Remember, Form I-829 is one filed near the end of the EB-5 investment process. This petition asks for the conditions on an investor’s (and eligible family members’) permanent residency status in the United States to be removed. While this is great news for those who have successfully completed all EB-5 program requirements, and who certainly deserve to have their status updated (and their capital returned), I-526 petitions simply account for a much larger percentage of backlogged applications. Still, FY2020 Q3 data indicates an obvious interest in clearing the I-829 queue, rather than initiating new business through I-526 petitions right now.

Focus on I-829 Adjudication Over I-526
The real question yet to be answered is why this preference is being given. Adjudication figures for I-829 petition packets have trended steady—no obvious movement in either direction, and approval rates are through the roof compared to I-526 petitions. While fewer submissions overall makes sense given the higher investment required at the outset, the startling number of denials and the apparent shift in focus still seems a bit counterintuitive in a time when the agency could benefit from an increase in EB-5 investments.
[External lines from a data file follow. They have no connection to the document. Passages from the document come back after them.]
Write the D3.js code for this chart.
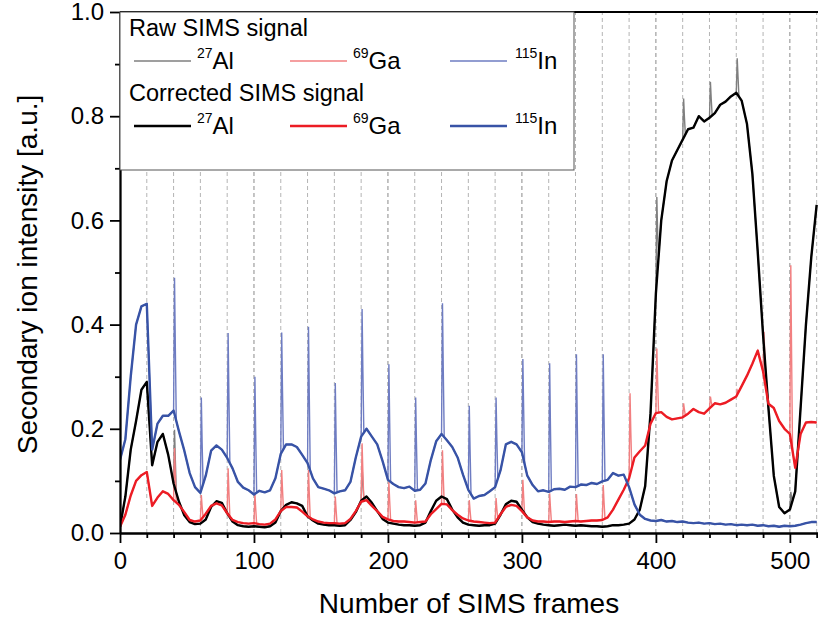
<!DOCTYPE html>
<html>
<head>
<meta charset="utf-8">
<script src="https://cdn.jsdelivr.net/npm/d3@7"></script>
<style>
  body { margin: 0; background: #fff; }
  svg { display: block; font-family: "Liberation Sans", Arial, sans-serif; }
</style>
</head>
<body>
<svg width="818" height="623"></svg>
<script>
// sample frames of the corrected traces (every 4th frame)
const frames = d3.range(0, 521, 4);

const alCorrected = [
  0.012, 0.07, 0.16, 0.215, 0.275, 0.29, 0.13, 0.175, 0.19, 0.15,
  0.095, 0.06, 0.034, 0.021, 0.017, 0.018, 0.026, 0.05, 0.061, 0.058,
  0.038, 0.022, 0.015, 0.013, 0.012, 0.013, 0.012, 0.011, 0.013, 0.02,
  0.042, 0.054, 0.059, 0.057, 0.052, 0.032, 0.024, 0.018, 0.016, 0.015,
  0.015, 0.014, 0.015, 0.025, 0.04, 0.062, 0.07, 0.058, 0.042, 0.027,
  0.02, 0.018, 0.016, 0.015, 0.015, 0.014, 0.015, 0.02, 0.042, 0.062,
  0.07, 0.065, 0.045, 0.03, 0.02, 0.016, 0.015, 0.014, 0.015, 0.015,
  0.018, 0.035, 0.055, 0.062, 0.06, 0.045, 0.03, 0.021, 0.018, 0.016,
  0.015, 0.014, 0.015, 0.016, 0.015, 0.014, 0.015, 0.014, 0.013, 0.013,
  0.012, 0.013, 0.015, 0.015, 0.016, 0.018, 0.026, 0.045, 0.09, 0.23,
  0.46, 0.6, 0.675, 0.715, 0.735, 0.755, 0.775, 0.778, 0.8, 0.79,
  0.797, 0.806, 0.822, 0.828, 0.838, 0.845, 0.83, 0.785, 0.69, 0.54,
  0.38, 0.24, 0.11, 0.05, 0.038, 0.045, 0.08, 0.24, 0.40, 0.53,
  0.63
];

const gaCorrected = [
  0.012, 0.035, 0.072, 0.1, 0.111, 0.117, 0.052, 0.068, 0.08, 0.075,
  0.063, 0.054, 0.04, 0.025, 0.022, 0.024, 0.037, 0.052, 0.057, 0.053,
  0.038, 0.025, 0.021, 0.019, 0.018, 0.019, 0.017, 0.016, 0.018, 0.026,
  0.042, 0.05, 0.05, 0.049, 0.041, 0.032, 0.026, 0.022, 0.02, 0.019,
  0.019, 0.018, 0.019, 0.027, 0.042, 0.06, 0.063, 0.052, 0.042, 0.031,
  0.026, 0.023, 0.022, 0.022, 0.021, 0.02, 0.021, 0.022, 0.036, 0.046,
  0.056, 0.055, 0.044, 0.035, 0.028, 0.024, 0.022, 0.021, 0.02, 0.019,
  0.02, 0.036, 0.05, 0.054, 0.052, 0.042, 0.03, 0.024, 0.022, 0.022,
  0.021, 0.022, 0.022, 0.021, 0.022, 0.023, 0.022, 0.023, 0.024, 0.024,
  0.025, 0.03, 0.045, 0.064, 0.083, 0.105, 0.145, 0.157, 0.168, 0.21,
  0.23, 0.232, 0.223, 0.218, 0.22, 0.222, 0.229, 0.238, 0.232, 0.229,
  0.239, 0.249, 0.247, 0.25, 0.256, 0.262, 0.282, 0.302, 0.325, 0.35,
  0.31, 0.248, 0.24, 0.215, 0.2, 0.19, 0.125, 0.19, 0.212, 0.213,
  0.212
];

const inCorrected = [
  0.14, 0.18, 0.30, 0.40, 0.435, 0.44, 0.16, 0.21, 0.225, 0.225,
  0.235, 0.195, 0.158, 0.115, 0.088, 0.077, 0.11, 0.158, 0.168, 0.16,
  0.144, 0.124, 0.098, 0.087, 0.082, 0.074, 0.081, 0.078, 0.082, 0.105,
  0.152, 0.17, 0.17, 0.165, 0.15, 0.134, 0.105, 0.088, 0.085, 0.082,
  0.076, 0.08, 0.082, 0.098, 0.145, 0.185, 0.2, 0.185, 0.17, 0.138,
  0.102, 0.094, 0.088, 0.086, 0.089, 0.081, 0.083, 0.095, 0.14, 0.176,
  0.19, 0.178, 0.165, 0.145, 0.112, 0.083, 0.066, 0.071, 0.073, 0.08,
  0.088, 0.12, 0.17, 0.175, 0.17, 0.155, 0.11, 0.092, 0.08, 0.082,
  0.079, 0.084, 0.085, 0.083, 0.089, 0.088, 0.093, 0.092, 0.096, 0.094,
  0.099, 0.102, 0.115, 0.11, 0.112, 0.088, 0.055, 0.035, 0.027, 0.024,
  0.023, 0.025, 0.022, 0.023, 0.021, 0.022, 0.02, 0.019, 0.02, 0.018,
  0.019, 0.017, 0.018, 0.016, 0.017, 0.015, 0.016, 0.015, 0.016, 0.014,
  0.015, 0.013, 0.014, 0.012, 0.014, 0.013, 0.014, 0.016, 0.019, 0.021,
  0.021
];

// raw signal: same as corrected except the spikes at the frame boundaries
const alSpikeFrames = [40, 180, 400, 420, 440, 460, 500];
const alSpikeValues = [0.198, 0.127, 0.645, 0.834, 0.866, 0.911, 0.079];

const gaSpikeFrames = [40, 60, 80, 100, 120, 140, 160, 180, 200, 220, 240, 260,
                       280, 300, 320, 340, 360, 380, 400, 420, 440, 460, 480, 500];
const gaSpikeValues = [0.163, 0.073, 0.124, 0.076, 0.121, 0.121, 0.07, 0.172, 0.098, 0.063, 0.159, 0.063,
                       0.067, 0.102, 0.076, 0.075, 0.092, 0.268, 0.354, 0.249, 0.262, 0.274, 0.386, 0.514];

const inSpikeFrames = [40, 60, 80, 100, 120, 140, 160, 180, 200, 220, 240, 260, 280, 300, 320, 340, 360];
const inSpikeValues = [0.49, 0.26, 0.384, 0.30, 0.385, 0.396, 0.288, 0.43, 0.324, 0.26, 0.441, 0.244,
                       0.26, 0.334, 0.326, 0.343, 0.343];

const gridFrames = d3.range(20, 521, 20);
const xMajor = [0, 100, 200, 300, 400, 500];
const yMajor = [0, 0.2, 0.4, 0.6, 0.8, 1.0];

const svg = d3.select("svg"),
      width = +svg.attr("width"),
      height = +svg.attr("height");

const margin = {left: 120, top: 12, right: 0, bottom: 90};

const x = d3.scaleLinear().domain([0, 521]).range([margin.left, width - margin.right]);
const y = d3.scaleLinear().domain([0, 1]).range([height - margin.bottom, margin.top]);

svg.append("defs").append("clipPath").attr("id", "plot")
  .append("rect")
    .attr("x", x(0)).attr("y", y(1))
    .attr("width", x(521) - x(0)).attr("height", y(0) - y(1));

// dashed frame boundaries
svg.append("g")
  .selectAll("line")
  .data(gridFrames)
  .join("line")
    .attr("x1", d => x(d)).attr("x2", d => x(d))
    .attr("y1", y(0)).attr("y2", y(1))
    .attr("stroke", d => d % 100 === 0 ? "#8a8a8a" : "#b4b4b4")
    .attr("stroke-width", 1)
    .attr("stroke-dasharray", "4,3");

function baseAt(series, f) {
  const i = Math.min(Math.floor(f / 4), frames.length - 2);
  const t = (f - frames[i]) / (frames[i + 1] - frames[i]);
  return series[i] + (series[i + 1] - series[i]) * t;
}

const spikeShape = [[0, 0], [0.7, 1], [1.3, 0.5], [2.0, 0]];

function rawPoints(series, sFrames, sValues) {
  let pts = frames.map((f, i) => [f, series[i]]);
  sFrames.forEach((f, j) => {
    pts = pts.filter(p => p[0] < f || p[0] > f + 2.0);
    spikeShape.forEach(([dx, k]) => {
      const b = baseAt(series, f + dx);
      pts.push([f + dx, b + (sValues[j] - b) * k]);
    });
  });
  return pts.sort((a, b) => a[0] - b[0]);
}

const line = d3.line().x(d => x(d[0])).y(d => y(d[1]));

const plot = svg.append("g").attr("clip-path", "url(#plot)");

const rawSeries = [
  {pts: rawPoints(alCorrected, alSpikeFrames, alSpikeValues), color: "#7f7f7f"},
  {pts: rawPoints(gaCorrected, gaSpikeFrames, gaSpikeValues), color: "#f27f80"},
  {pts: rawPoints(inCorrected, inSpikeFrames, inSpikeValues), color: "#6e7cc2"}
];
const corrSeries = [
  {pts: frames.map((f, i) => [f, alCorrected[i]]), color: "#000000"},
  {pts: frames.map((f, i) => [f, gaCorrected[i]]), color: "#ec1c24"},
  {pts: frames.map((f, i) => [f, inCorrected[i]]), color: "#3853a6"}
];

plot.selectAll("path.raw")
  .data(rawSeries)
  .join("path")
    .attr("class", "raw")
    .attr("fill", "none")
    .attr("stroke", d => d.color)
    .attr("stroke-width", 1.4)
    .attr("d", d => line(d.pts));

plot.selectAll("path.corr")
  .data(corrSeries)
  .join("path")
    .attr("class", "corr")
    .attr("fill", "none")
    .attr("stroke", d => d.color)
    .attr("stroke-width", 2.4)
    .attr("stroke-linejoin", "round")
    .attr("d", d => line(d.pts));

// axes
const xAxis = svg.append("g").attr("transform", `translate(0,${y(0)})`);
xAxis.call(d3.axisBottom(x).tickValues(gridFrames.filter(d => d % 100 !== 0)).tickSize(5).tickFormat("").tickSizeOuter(0));
xAxis.append("g").call(d3.axisBottom(x).tickValues(xMajor).tickSize(10).tickSizeOuter(0).tickPadding(9));

const yAxis = svg.append("g").attr("transform", `translate(${x(0)},0)`);
yAxis.call(d3.axisLeft(y).tickValues([0.1, 0.3, 0.5, 0.7, 0.9]).tickSize(5).tickFormat("").tickSizeOuter(0));
yAxis.append("g").call(d3.axisLeft(y).tickValues(yMajor).tickSize(10).tickSizeOuter(0).tickPadding(6).tickFormat(d3.format(".1f")));

svg.selectAll(".domain, .tick line").attr("stroke", "#000").attr("stroke-width", 1.8);
svg.selectAll(".tick text").attr("fill", "#000").style("font-size", "24px").style("font-family", "Liberation Sans, Arial, sans-serif");

svg.append("line")
    .attr("x1", x(0)).attr("x2", width)
    .attr("y1", y(1)).attr("y2", y(1))
    .attr("stroke", "#000").attr("stroke-width", 1.8);

// axis titles
svg.append("text")
    .attr("x", (x(0) + width) / 2).attr("y", 613)
    .attr("text-anchor", "middle")
    .style("font-size", "28px")
    .text("Number of SIMS frames");

svg.append("text")
    .attr("transform", `translate(37,${(y(0) + y(1)) / 2 + 2}) rotate(-90)`)
    .attr("text-anchor", "middle")
    .style("font-size", "28px")
    .text("Secondary ion intensity [a.u.]");

// legend
const legend = svg.append("g");
legend.append("rect")
    .attr("x", x(0)).attr("y", y(1))
    .attr("width", 454).attr("height", 158)
    .attr("fill", "#fff").attr("stroke", "#555").attr("stroke-width", 1);

const heads = [{text: "Raw SIMS signal", y: 36}, {text: "Corrected SIMS signal", y: 101}];
legend.selectAll("text.head")
  .data(heads)
  .join("text")
    .attr("class", "head")
    .attr("x", 129).attr("y", d => d.y)
    .style("font-size", "23.5px")
    .text(d => d.text);

const isotopes = [
  {mass: "27", el: "Al", x0: 134, tx: 197},
  {mass: "69", el: "Ga", x0: 290, tx: 353},
  {mass: "115", el: "In", x0: 450, tx: 515}
];
const rows = [
  {y: 61, series: rawSeries, w: 1.4},
  {y: 126, series: corrSeries, w: 2.6}
];

rows.forEach(r => {
  const g = legend.append("g");
  g.selectAll("line")
    .data(isotopes)
    .join("line")
      .attr("x1", d => d.x0).attr("x2", d => d.x0 + 57)
      .attr("y1", r.y).attr("y2", r.y)
      .attr("stroke", (d, i) => r.series[i].color)
      .attr("stroke-width", r.w);
  const t = g.selectAll("text")
    .data(isotopes)
    .join("text")
      .attr("x", d => d.tx).attr("y", r.y + 8);
  t.append("tspan")
      .attr("dy", -11)
      .style("font-size", "14px")
      .text(d => d.mass);
  t.append("tspan")
      .attr("dy", 11)
      .style("font-size", "24px")
      .text(d => d.el);
});
</script>
</body>
</html>
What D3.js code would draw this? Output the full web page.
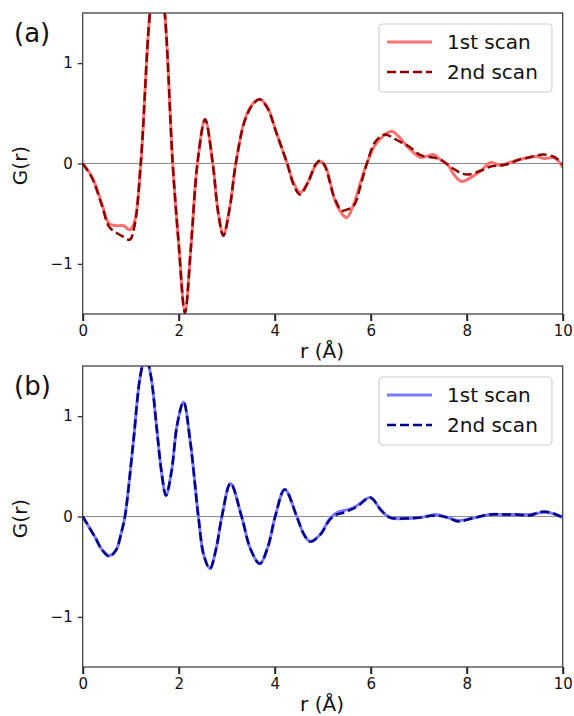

What EB-5 Investors Should Do
Those who have successfully completed their program-approved projects should be taking advantage of USCIS’s apparent mindset. Work with an experienced immigration attorney to ensure your I-829 petition packet is thorough, complete, and submitted sooner rather than later to ensure your best processing time! Those EB-5 investors who are just starting out? USCIS’s adjudication activities highlight the importance of coming to the table well prepared and ready to prove your investment intentions.

Seems the New Motto on Processing at the IPO Is Low and Slow

There’s a new chief in town. Sarah Kendall was appointed Immigrant Investor Program Office (IPO) Chief in FY2019. Since then, processing volume overall has taken a nosedive. At the same time, denial rates are on an incline. The IPO has issued a steady stream of denials under Kendall’s watch, in fact, and especially for Form I-526. Kendall’s excuse is a focus on strengthening program integrity, which is a good thing…theoretically. The real impact of her strategy has given rise to a more fitting motto: low and slow.

Productivity Is Likely to Increase, But Not at Breakneck Speed
EB-5 investors can expect a continuation of lower approval rates on I-526 petitions and slower processing times (due to low processing volume). Moreover, there isn’t any outright indication this pattern would change until IPO leadership changes again. That said, industry professionals remain hopeful that productivity is, in fact, likely to improve. EB-5 investment participants should plan accordingly.

EB-5 Investment Process May Be Heading for a Much Longer Timeline
Should IPO productivity remain at its current rate, more than four years could pass before every I-526 petition pending at the close of June 2020 is adjudicated. Additionally, I-829 backlogs up to June 2020 could take 3.5 years to clear from the books too. This new motto of low and slow could reasonably result in the EB-5 investment process taking seven times longer than Congress ever intended.

The Current Path for EB-5 processing Is Unsustainable
Additionally, it is important to consider that low processing volume doesn’t affect processing times alone. The amount of applications processed directly impacts the number of EB-5 visas claimed as well. Each fiscal year, 10,000 visas are granted to the EB-5 program (even more in FY2021 due to the influx in unused visas post-pandemic closures). Unfortunately, they are fated to sit on a shelf until the proper adjudication takes place.

As the processing rate indicated in the Q3 data, just 20% of all EB-5 investment visas are likely to be claimed. Did you know that EB-5 visas that go unissued are recycled out to the EB-1 program in the following fiscal year? Low and slow could essentially spell a slow death for the EB-5 program if processing volumes aren’t vastly increased.